#### SET PROBLEM
Gather every line in the records below that contains the word "this".
— Begin EXERCISE MATERIAL —
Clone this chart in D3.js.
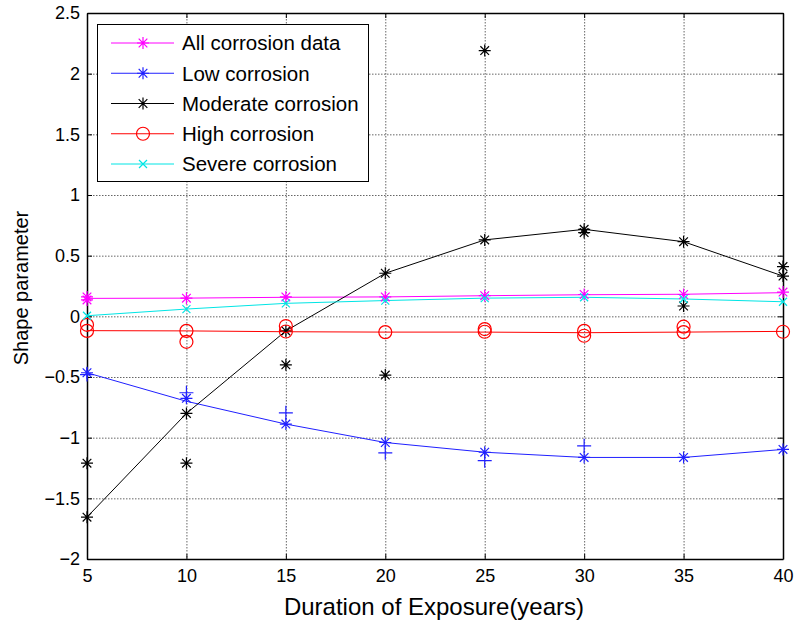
<!DOCTYPE html>
<html lang="en">
<head>
<meta charset="UTF-8">
<title>Shape parameter vs duration of exposure</title>
<script src="https://d3js.org/d3.v7.min.js"></script>
<style>
  body { margin: 0; background: #fff; }
  text { font-family: "Liberation Sans", Arial, sans-serif; fill: #000; }
</style>
</head>
<body>
<svg id="chart" width="799" height="628"></svg>
<script>
// data
const years = [5, 10, 15, 20, 25, 30, 35, 40];
const xTicks = [5, 10, 15, 20, 25, 30, 35, 40];
const yTicks = [-2, -1.5, -1, -0.5, 0, 0.5, 1, 1.5, 2, 2.5];

// fitted curves
const allFit = [0.148, 0.150, 0.157, 0.160, 0.170, 0.178, 0.182, 0.195];
const lowFit = [-0.465, -0.70, -0.888, -1.04, -1.12, -1.163, -1.163, -1.097];
const modFit = [-1.655, -0.80, -0.12, 0.355, 0.63, 0.717, 0.615, 0.332];
const highFit = [-0.118, -0.12, -0.127, -0.13, -0.13, -0.135, -0.13, -0.124];
const severeFit = [0.005, 0.06, 0.107, 0.13, 0.15, 0.157, 0.143, 0.12];

// observed points
const allPtYears = [5, 5, 10, 15, 20, 25, 30, 35, 40];
const allPtVals = [0.135, 0.16, 0.15, 0.16, 0.16, 0.17, 0.18, 0.18, 0.2];
const lowPtYears = [5, 10, 15, 20, 25, 30, 35, 40];
const lowPtVals = [-0.465, -0.676, -0.888, -1.04, -1.12, -1.163, -1.163, -1.097];
const lowPlusYears = [5, 10, 15, 20, 25, 30];
const lowPlusVals = [-0.48, -0.63, -0.795, -1.125, -1.19, -1.067];
const modPtYears = [5, 5, 10, 10, 15, 15, 20, 20, 25, 25, 30, 30, 35, 35, 40, 40];
const modPtVals = [-1.655, -1.21, -0.80, -1.21, -0.12, -0.40, 0.355, -0.484, 0.63, 2.19, 0.717, 0.69, 0.615, 0.085, 0.332, 0.41];
const highPtYears = [5, 5, 10, 10, 15, 15, 20, 25, 25, 30, 30, 35, 35, 40];
const highPtVals = [-0.07, -0.12, -0.12, -0.21, -0.08, -0.125, -0.13, -0.105, -0.127, -0.12, -0.16, -0.085, -0.13, -0.127];
const severePtYears = [5, 10, 15, 20, 25, 30, 35, 40];
const severePtVals = [0.005, 0.06, 0.107, 0.13, 0.15, 0.157, 0.143, 0.12];

const svg = d3.select("#chart");
const pLeft = 87, pRight = 783, pTop = 13, pBottom = 559;

const x = d3.scaleLinear().domain([5, 40]).range([pLeft, pRight]);
const y = d3.scaleLinear().domain([-2, 2.5]).range([pBottom, pTop]);

// grid
const grid = svg.append("g").attr("stroke", "#666").attr("stroke-width", 1)
  .attr("stroke-dasharray", "1.5,1.5");
grid.selectAll(".gx").data(xTicks.slice(1, -1)).enter().append("line")
  .attr("x1", d => x(d) + 0.5).attr("x2", d => x(d) + 0.5)
  .attr("y1", pTop).attr("y2", pBottom);
grid.selectAll(".gy").data(yTicks.slice(1, -1)).enter().append("line")
  .attr("y1", d => y(d) + 0.5).attr("y2", d => y(d) + 0.5)
  .attr("x1", pLeft).attr("x2", pRight);

// axes, MATLAB style (ticks inward on all four sides)
const xAxis = svg.append("g").attr("transform", `translate(0,${pBottom})`)
  .call(d3.axisBottom(x).tickValues(xTicks).tickSizeInner(-5).tickSizeOuter(0).tickPadding(10));
const yAxis = svg.append("g").attr("transform", `translate(${pLeft},0)`)
  .call(d3.axisLeft(y).tickValues(yTicks).tickSizeInner(-5).tickSizeOuter(0).tickPadding(7)
    .tickFormat(d => d3.format("")(d)));
svg.append("g").attr("transform", `translate(0,${pTop})`)
  .call(d3.axisTop(x).tickValues(xTicks).tickSizeInner(-5).tickSizeOuter(0).tickFormat(""));
svg.append("g").attr("transform", `translate(${pRight},0)`)
  .call(d3.axisRight(y).tickValues(yTicks).tickSizeInner(-5).tickSizeOuter(0).tickFormat(""));

svg.selectAll(".domain").attr("stroke", "#000").attr("stroke-width", 1.5);
svg.selectAll(".tick line").attr("stroke", "#000");
xAxis.selectAll("text").style("font-size", "18px").attr("font-family", null);
yAxis.selectAll("text").style("font-size", "18px").attr("font-family", null);

// axis titles
svg.append("text")
  .attr("x", (pLeft + pRight) / 2 - 1).attr("y", 615)
  .attr("text-anchor", "middle").style("font-size", "24px")
  .text("Duration of Exposure(years)");
svg.append("text")
  .attr("transform", `translate(28,${(pTop + pBottom) / 2 + 2}) rotate(-90)`)
  .attr("text-anchor", "middle").style("font-size", "20px")
  .text("Shape parameter");

// markers
function asterisk(g, cx, cy, color, r) {
  const d = r * 0.72;
  g.append("path")
    .attr("d", `M${cx - r},${cy}H${cx + r}M${cx},${cy - r}V${cy + r}` +
      `M${cx - d},${cy - d}L${cx + d},${cy + d}M${cx - d},${cy + d}L${cx + d},${cy - d}`)
    .attr("stroke", color).attr("stroke-width", 1.2).attr("fill", "none");
}
function plus(g, cx, cy, color, r) {
  g.append("path").attr("d", `M${cx - r},${cy}H${cx + r}M${cx},${cy - r}V${cy + r}`)
    .attr("stroke", color).attr("stroke-width", 1.2).attr("fill", "none");
}
function cross(g, cx, cy, color, r) {
  g.append("path").attr("d", `M${cx - r},${cy - r}L${cx + r},${cy + r}M${cx - r},${cy + r}L${cx + r},${cy - r}`)
    .attr("stroke", color).attr("stroke-width", 1.2).attr("fill", "none");
}
function circle(g, cx, cy, color, r) {
  g.append("circle").attr("cx", cx).attr("cy", cy).attr("r", r)
    .attr("stroke", color).attr("stroke-width", 1.2).attr("fill", "none");
}

const line = d3.line().x(d => x(d[0])).y(d => y(d[1]));
const series = [
  { name: "All corrosion data", color: "#ff00ff", fit: allFit, py: allPtYears, pv: allPtVals, mark: asterisk, size: 6 },
  { name: "Low corrosion", color: "#2020ff", fit: lowFit, py: lowPtYears, pv: lowPtVals, mark: asterisk, size: 6 },
  { name: "Moderate corrosion", color: "#000000", fit: modFit, py: modPtYears, pv: modPtVals, mark: asterisk, size: 6 },
  { name: "High corrosion", color: "#ff0000", fit: highFit, py: highPtYears, pv: highPtVals, mark: circle, size: 6.5 },
  { name: "Severe corrosion", color: "#00e5e5", fit: severeFit, py: severePtYears, pv: severePtVals, mark: cross, size: 4 }
];

const plot = svg.append("g");
series.forEach(s => {
  plot.append("path")
    .datum(years.map((yr, i) => [yr, s.fit[i]]))
    .attr("d", line).attr("fill", "none")
    .attr("stroke", s.color).attr("stroke-width", 1);
});
series.forEach(s => {
  s.py.forEach((yr, i) => s.mark(plot, x(yr), y(s.pv[i]), s.color, s.size));
});
lowPlusYears.forEach((yr, i) => plus(plot, x(yr), y(lowPlusVals[i]), "#2020ff", 7));

// legend
const legend = svg.append("g");
legend.append("rect").attr("x", 97.5).attr("y", 24.5).attr("width", 271).attr("height", 157)
  .attr("fill", "#fff").attr("stroke", "#000").attr("stroke-width", 1);
const rowY = d3.scalePoint().domain(series.map(s => s.name)).range([43, 164]);
series.forEach(s => {
  const yy = rowY(s.name);
  legend.append("line").attr("x1", 111).attr("x2", 174).attr("y1", yy).attr("y2", yy)
    .attr("stroke", s.color).attr("stroke-width", 1);
  s.mark(legend, 143, yy, s.color, s.size);
  legend.append("text").attr("x", 182).attr("y", yy).attr("dy", "0.36em")
    .style("font-size", "20.5px").text(s.name);
});
</script>
</body>
</html>
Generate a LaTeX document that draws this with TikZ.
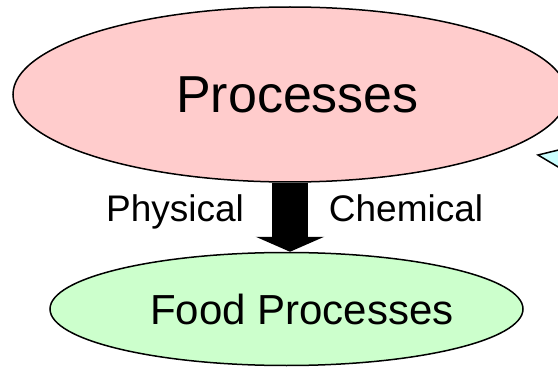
\documentclass[tikz,border=0pt]{standalone}
\usepackage{fontspec}
\setmainfont{Liberation Sans}
\usetikzlibrary{shapes.geometric,arrows.meta}
\definecolor{pinkfill}{HTML}{FFCCCC}
\definecolor{greenfill}{HTML}{CCFFCC}
\definecolor{cyanfill}{HTML}{CCFFFF}
\tikzset{
  blob/.style={ellipse, draw=black, line width=1.5pt, inner sep=0pt, text=black},
  lbl/.style={anchor=base, inner sep=0pt, font=\fontsize{37}{40}\selectfont},
  blockarrow/.style={line width=36pt, draw=black, -{Triangle[width=68pt,length=15pt]}}
}
\begin{document}
\begin{tikzpicture}[x=1pt,y=-1pt]
\clip (0,0) rectangle (558,369);
\fill[white] (0,0) rectangle (558,369);
% callout tip at right edge
\draw[line width=1.5pt, fill=cyanfill] (575,146) -- (538,155) -- (575,177);
\node[blob, fill=pinkfill, minimum width=554pt, minimum height=175pt,
      font=\fontsize{52}{56}\selectfont] (proc) at (290,94.5) {\hspace*{15pt}Processes};
\node[blob, fill=greenfill, minimum width=465pt, minimum height=113pt,
      font=\fontsize{42}{46}\selectfont] (food) at (286.5,309) {\hspace*{31pt}Food Processes};
\draw[blockarrow] (proc.south) -- (proc.south |- food.north);
\node[lbl] (phys) at (175,222) {Physical};
\node[lbl] (chem) at (406,222) {Chemical};
\end{tikzpicture}
\end{document}
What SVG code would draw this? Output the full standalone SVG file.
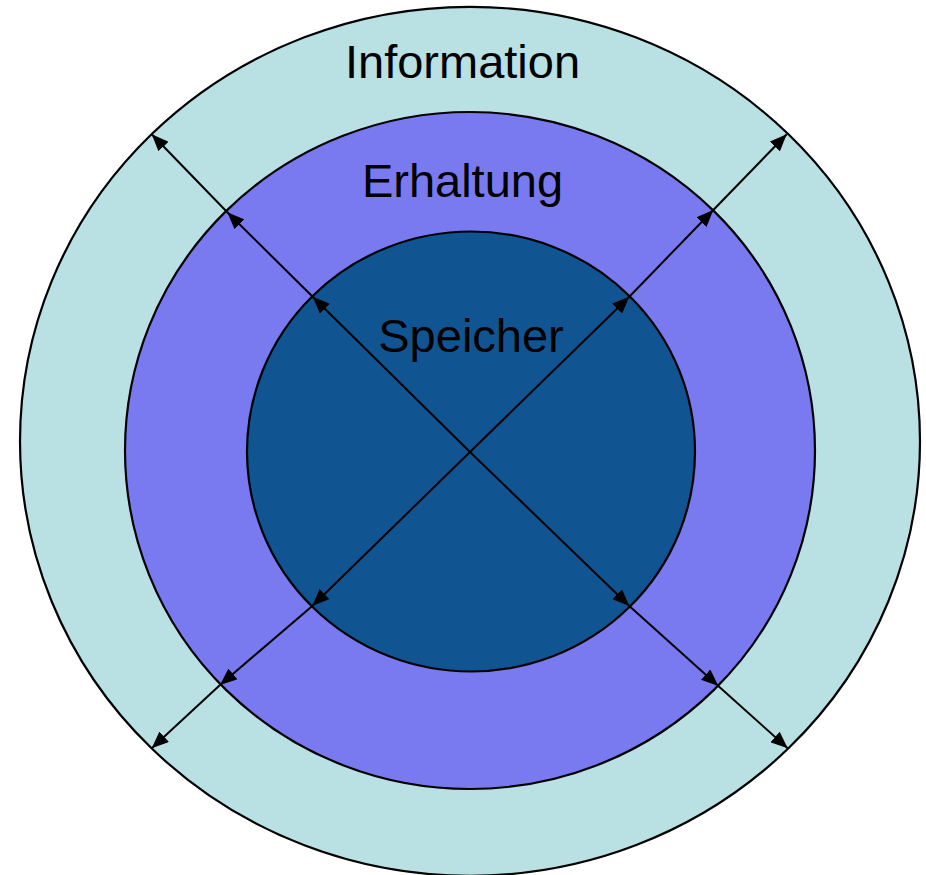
— End EXERCISE MATERIAL —
#### WRITTEN REPLY
Clone this chart in D3.js.
Generate a LaTeX document that draws this with TikZ.
What SVG code would draw this? Output the full standalone SVG file.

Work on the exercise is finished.